Exercise: Write out the data again exactly, skipping every picture.

########################################

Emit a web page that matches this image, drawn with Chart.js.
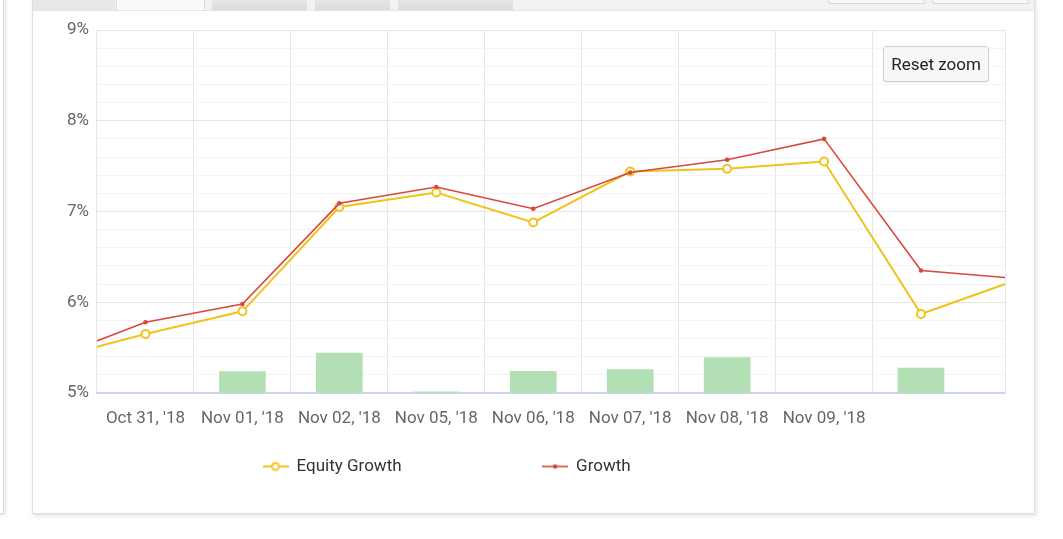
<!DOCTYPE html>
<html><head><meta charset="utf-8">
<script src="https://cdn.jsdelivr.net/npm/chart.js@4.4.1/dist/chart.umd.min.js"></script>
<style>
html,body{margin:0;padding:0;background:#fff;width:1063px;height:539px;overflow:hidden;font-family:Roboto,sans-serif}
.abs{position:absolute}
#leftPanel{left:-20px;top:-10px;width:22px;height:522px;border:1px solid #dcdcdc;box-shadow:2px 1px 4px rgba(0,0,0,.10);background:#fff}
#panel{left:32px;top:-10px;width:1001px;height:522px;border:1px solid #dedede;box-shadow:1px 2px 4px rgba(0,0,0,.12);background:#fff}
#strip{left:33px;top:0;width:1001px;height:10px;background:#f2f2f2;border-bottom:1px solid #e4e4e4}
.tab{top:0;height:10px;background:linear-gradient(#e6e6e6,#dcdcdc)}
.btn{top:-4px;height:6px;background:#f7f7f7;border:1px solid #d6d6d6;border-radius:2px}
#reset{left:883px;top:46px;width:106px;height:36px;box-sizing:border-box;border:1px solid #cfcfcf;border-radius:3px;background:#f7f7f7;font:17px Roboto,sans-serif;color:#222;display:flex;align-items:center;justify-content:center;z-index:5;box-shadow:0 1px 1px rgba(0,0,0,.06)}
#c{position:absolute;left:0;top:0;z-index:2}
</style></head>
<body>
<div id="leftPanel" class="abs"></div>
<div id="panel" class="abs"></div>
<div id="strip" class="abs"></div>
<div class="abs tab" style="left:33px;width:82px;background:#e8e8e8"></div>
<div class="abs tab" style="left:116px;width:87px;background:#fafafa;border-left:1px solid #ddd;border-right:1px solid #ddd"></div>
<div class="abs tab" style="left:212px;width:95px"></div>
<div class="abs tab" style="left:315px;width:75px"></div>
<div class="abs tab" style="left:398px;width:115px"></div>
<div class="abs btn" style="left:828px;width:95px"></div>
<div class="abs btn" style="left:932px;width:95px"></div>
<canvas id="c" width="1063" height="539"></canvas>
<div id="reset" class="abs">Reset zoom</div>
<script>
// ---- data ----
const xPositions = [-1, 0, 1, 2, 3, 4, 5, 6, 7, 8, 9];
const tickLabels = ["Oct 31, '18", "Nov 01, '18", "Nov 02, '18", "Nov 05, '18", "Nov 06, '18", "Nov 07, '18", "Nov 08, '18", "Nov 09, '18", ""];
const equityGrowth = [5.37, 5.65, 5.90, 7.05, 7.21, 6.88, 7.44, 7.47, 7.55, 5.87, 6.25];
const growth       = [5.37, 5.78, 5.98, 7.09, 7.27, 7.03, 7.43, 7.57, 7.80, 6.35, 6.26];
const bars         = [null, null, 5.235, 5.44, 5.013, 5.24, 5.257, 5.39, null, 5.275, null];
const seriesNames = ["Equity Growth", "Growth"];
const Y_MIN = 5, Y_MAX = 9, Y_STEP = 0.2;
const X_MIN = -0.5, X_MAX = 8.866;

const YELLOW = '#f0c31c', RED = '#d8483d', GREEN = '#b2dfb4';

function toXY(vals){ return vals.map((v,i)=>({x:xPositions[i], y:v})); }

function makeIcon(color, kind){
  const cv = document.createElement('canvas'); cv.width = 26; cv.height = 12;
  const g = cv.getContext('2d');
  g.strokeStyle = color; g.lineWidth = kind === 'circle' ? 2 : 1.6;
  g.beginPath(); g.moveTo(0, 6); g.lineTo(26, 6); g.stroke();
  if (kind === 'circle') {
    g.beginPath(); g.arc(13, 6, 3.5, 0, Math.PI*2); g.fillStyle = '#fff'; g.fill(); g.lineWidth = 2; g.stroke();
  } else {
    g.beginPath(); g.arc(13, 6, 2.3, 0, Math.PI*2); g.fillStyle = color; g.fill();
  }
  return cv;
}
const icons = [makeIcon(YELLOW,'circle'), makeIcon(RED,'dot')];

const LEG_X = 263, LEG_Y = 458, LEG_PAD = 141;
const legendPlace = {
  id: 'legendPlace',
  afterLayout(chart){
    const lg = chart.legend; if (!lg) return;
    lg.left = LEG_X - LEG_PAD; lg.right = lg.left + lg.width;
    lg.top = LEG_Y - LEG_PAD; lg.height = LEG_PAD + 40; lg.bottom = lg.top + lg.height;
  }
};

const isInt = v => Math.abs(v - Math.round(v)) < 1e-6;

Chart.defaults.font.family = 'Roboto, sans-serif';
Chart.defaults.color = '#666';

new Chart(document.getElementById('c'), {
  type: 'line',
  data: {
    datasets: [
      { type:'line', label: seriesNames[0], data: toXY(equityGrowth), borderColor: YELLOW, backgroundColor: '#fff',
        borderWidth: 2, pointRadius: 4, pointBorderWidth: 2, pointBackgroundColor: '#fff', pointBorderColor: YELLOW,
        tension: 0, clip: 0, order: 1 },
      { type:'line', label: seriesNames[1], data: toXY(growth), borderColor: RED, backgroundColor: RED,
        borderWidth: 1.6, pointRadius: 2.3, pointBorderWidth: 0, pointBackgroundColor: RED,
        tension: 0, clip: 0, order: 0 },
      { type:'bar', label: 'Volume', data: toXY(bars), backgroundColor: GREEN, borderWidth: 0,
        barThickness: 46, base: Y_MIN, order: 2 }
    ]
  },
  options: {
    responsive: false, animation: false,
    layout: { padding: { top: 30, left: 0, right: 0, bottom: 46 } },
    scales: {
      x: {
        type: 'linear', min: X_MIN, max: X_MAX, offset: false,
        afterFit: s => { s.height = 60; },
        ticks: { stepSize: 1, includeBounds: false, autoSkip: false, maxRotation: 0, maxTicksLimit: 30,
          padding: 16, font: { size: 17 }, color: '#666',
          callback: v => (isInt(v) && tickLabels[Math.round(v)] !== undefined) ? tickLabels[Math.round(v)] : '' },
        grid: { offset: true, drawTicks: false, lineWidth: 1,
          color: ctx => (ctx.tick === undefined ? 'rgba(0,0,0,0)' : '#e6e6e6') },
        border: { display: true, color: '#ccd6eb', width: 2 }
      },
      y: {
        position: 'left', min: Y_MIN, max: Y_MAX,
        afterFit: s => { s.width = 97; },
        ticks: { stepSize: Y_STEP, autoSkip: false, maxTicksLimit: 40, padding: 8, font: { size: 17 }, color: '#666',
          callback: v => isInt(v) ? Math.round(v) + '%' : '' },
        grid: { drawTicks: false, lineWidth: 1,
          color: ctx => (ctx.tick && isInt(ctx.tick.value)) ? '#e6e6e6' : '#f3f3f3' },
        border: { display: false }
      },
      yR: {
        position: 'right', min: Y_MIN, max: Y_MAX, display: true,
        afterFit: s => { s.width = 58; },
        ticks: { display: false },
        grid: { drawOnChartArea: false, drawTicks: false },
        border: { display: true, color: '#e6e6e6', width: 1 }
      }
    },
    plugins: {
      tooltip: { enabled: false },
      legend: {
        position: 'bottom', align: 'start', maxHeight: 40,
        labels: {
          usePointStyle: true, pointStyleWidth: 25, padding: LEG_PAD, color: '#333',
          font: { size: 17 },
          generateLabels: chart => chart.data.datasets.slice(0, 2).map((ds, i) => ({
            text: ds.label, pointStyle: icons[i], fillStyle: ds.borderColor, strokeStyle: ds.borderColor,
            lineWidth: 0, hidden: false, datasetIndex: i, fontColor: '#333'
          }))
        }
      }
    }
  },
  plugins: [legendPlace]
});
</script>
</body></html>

########################################

Output for this exercise:
Emit a web page that matches this image, drawn with Chart.js.
<!DOCTYPE html>
<html><head><meta charset="utf-8">
<script src="https://cdn.jsdelivr.net/npm/chart.js@4.4.1/dist/chart.umd.min.js"></script>
<style>
html,body{margin:0;padding:0;background:#fff;width:1063px;height:539px;overflow:hidden;font-family:Roboto,sans-serif}
.abs{position:absolute}
#leftPanel{left:-20px;top:-10px;width:22px;height:522px;border:1px solid #dcdcdc;box-shadow:2px 1px 4px rgba(0,0,0,.10);background:#fff}
#panel{left:32px;top:-10px;width:1001px;height:522px;border:1px solid #dedede;box-shadow:1px 2px 4px rgba(0,0,0,.12);background:#fff}
#strip{left:33px;top:0;width:1001px;height:10px;background:#f2f2f2;border-bottom:1px solid #e4e4e4}
.tab{top:0;height:10px;background:linear-gradient(#e6e6e6,#dcdcdc)}
.btn{top:-4px;height:6px;background:#f7f7f7;border:1px solid #d6d6d6;border-radius:2px}
#reset{left:883px;top:46px;width:106px;height:36px;box-sizing:border-box;border:1px solid #cfcfcf;border-radius:3px;background:#f7f7f7;font:17px Roboto,sans-serif;color:#222;display:flex;align-items:center;justify-content:center;z-index:5;box-shadow:0 1px 1px rgba(0,0,0,.06)}
#c{position:absolute;left:0;top:0;z-index:2}
</style></head>
<body>
<div id="leftPanel" class="abs"></div>
<div id="panel" class="abs"></div>
<div id="strip" class="abs"></div>
<div class="abs tab" style="left:33px;width:82px;background:#e8e8e8"></div>
<div class="abs tab" style="left:116px;width:87px;background:#fafafa;border-left:1px solid #ddd;border-right:1px solid #ddd"></div>
<div class="abs tab" style="left:212px;width:95px"></div>
<div class="abs tab" style="left:315px;width:75px"></div>
<div class="abs tab" style="left:398px;width:115px"></div>
<div class="abs btn" style="left:828px;width:95px"></div>
<div class="abs btn" style="left:932px;width:95px"></div>
<canvas id="c" width="1063" height="539"></canvas>
<div id="reset" class="abs">Reset zoom</div>
<script>
// ---- data ----
const xPositions = [-1, 0, 1, 2, 3, 4, 5, 6, 7, 8, 9];
const tickLabels = ["Oct 31, '18", "Nov 01, '18", "Nov 02, '18", "Nov 05, '18", "Nov 06, '18", "Nov 07, '18", "Nov 08, '18", "Nov 09, '18", ""];
const equityGrowth = [5.37, 5.65, 5.90, 7.05, 7.21, 6.88, 7.44, 7.47, 7.55, 5.87, 6.25];
const growth       = [5.37, 5.78, 5.98, 7.09, 7.27, 7.03, 7.43, 7.57, 7.80, 6.35, 6.26];
const bars         = [null, null, 5.235, 5.44, 5.013, 5.24, 5.257, 5.39, null, 5.275, null];
const seriesNames = ["Equity Growth", "Growth"];
const Y_MIN = 5, Y_MAX = 9, Y_STEP = 0.2;
const X_MIN = -0.5, X_MAX = 8.866;

const YELLOW = '#f0c31c', RED = '#d8483d', GREEN = '#b2dfb4';

function toXY(vals){ return vals.map((v,i)=>({x:xPositions[i], y:v})); }

function makeIcon(color, kind){
  const cv = document.createElement('canvas'); cv.width = 26; cv.height = 12;
  const g = cv.getContext('2d');
  g.strokeStyle = color; g.lineWidth = kind === 'circle' ? 2 : 1.6;
  g.beginPath(); g.moveTo(0, 6); g.lineTo(26, 6); g.stroke();
  if (kind === 'circle') {
    g.beginPath(); g.arc(13, 6, 3.5, 0, Math.PI*2); g.fillStyle = '#fff'; g.fill(); g.lineWidth = 2; g.stroke();
  } else {
    g.beginPath(); g.arc(13, 6, 2.3, 0, Math.PI*2); g.fillStyle = color; g.fill();
  }
  return cv;
}
const icons = [makeIcon(YELLOW,'circle'), makeIcon(RED,'dot')];

const LEG_X = 263, LEG_Y = 458, LEG_PAD = 141;
const legendPlace = {
  id: 'legendPlace',
  afterLayout(chart){
    const lg = chart.legend; if (!lg) return;
    lg.left = LEG_X - LEG_PAD; lg.right = lg.left + lg.width;
    lg.top = LEG_Y - LEG_PAD; lg.height = LEG_PAD + 40; lg.bottom = lg.top + lg.height;
  }
};

const isInt = v => Math.abs(v - Math.round(v)) < 1e-6;

Chart.defaults.font.family = 'Roboto, sans-serif';
Chart.defaults.color = '#666';

new Chart(document.getElementById('c'), {
  type: 'line',
  data: {
    datasets: [
      { type:'line', label: seriesNames[0], data: toXY(equityGrowth), borderColor: YELLOW, backgroundColor: '#fff',
        borderWidth: 2, pointRadius: 4, pointBorderWidth: 2, pointBackgroundColor: '#fff', pointBorderColor: YELLOW,
        tension: 0, clip: 0, order: 1 },
      { type:'line', label: seriesNames[1], data: toXY(growth), borderColor: RED, backgroundColor: RED,
        borderWidth: 1.6, pointRadius: 2.3, pointBorderWidth: 0, pointBackgroundColor: RED,
        tension: 0, clip: 0, order: 0 },
      { type:'bar', label: 'Volume', data: toXY(bars), backgroundColor: GREEN, borderWidth: 0,
        barThickness: 46, base: Y_MIN, order: 2 }
    ]
  },
  options: {
    responsive: false, animation: false,
    layout: { padding: { top: 30, left: 0, right: 0, bottom: 46 } },
    scales: {
      x: {
        type: 'linear', min: X_MIN, max: X_MAX, offset: false,
        afterFit: s => { s.height = 60; },
        ticks: { stepSize: 1, includeBounds: false, autoSkip: false, maxRotation: 0, maxTicksLimit: 30,
          padding: 16, font: { size: 17 }, color: '#666',
          callback: v => (isInt(v) && tickLabels[Math.round(v)] !== undefined) ? tickLabels[Math.round(v)] : '' },
        grid: { offset: true, drawTicks: false, lineWidth: 1,
          color: ctx => (ctx.tick === undefined ? 'rgba(0,0,0,0)' : '#e6e6e6') },
        border: { display: true, color: '#ccd6eb', width: 2 }
      },
      y: {
        position: 'left', min: Y_MIN, max: Y_MAX,
        afterFit: s => { s.width = 97; },
        ticks: { stepSize: Y_STEP, autoSkip: false, maxTicksLimit: 40, padding: 8, font: { size: 17 }, color: '#666',
          callback: v => isInt(v) ? Math.round(v) + '%' : '' },
        grid: { drawTicks: false, lineWidth: 1,
          color: ctx => (ctx.tick && isInt(ctx.tick.value)) ? '#e6e6e6' : '#f3f3f3' },
        border: { display: false }
      },
      yR: {
        position: 'right', min: Y_MIN, max: Y_MAX, display: true,
        afterFit: s => { s.width = 58; },
        ticks: { display: false },
        grid: { drawOnChartArea: false, drawTicks: false },
        border: { display: true, color: '#e6e6e6', width: 1 }
      }
    },
    plugins: {
      tooltip: { enabled: false },
      legend: {
        position: 'bottom', align: 'start', maxHeight: 40,
        labels: {
          usePointStyle: true, pointStyleWidth: 25, padding: LEG_PAD, color: '#333',
          font: { size: 17 },
          generateLabels: chart => chart.data.datasets.slice(0, 2).map((ds, i) => ({
            text: ds.label, pointStyle: icons[i], fillStyle: ds.borderColor, strokeStyle: ds.borderColor,
            lineWidth: 0, hidden: false, datasetIndex: i, fontColor: '#333'
          }))
        }
      }
    }
  },
  plugins: [legendPlace]
});
</script>
</body></html>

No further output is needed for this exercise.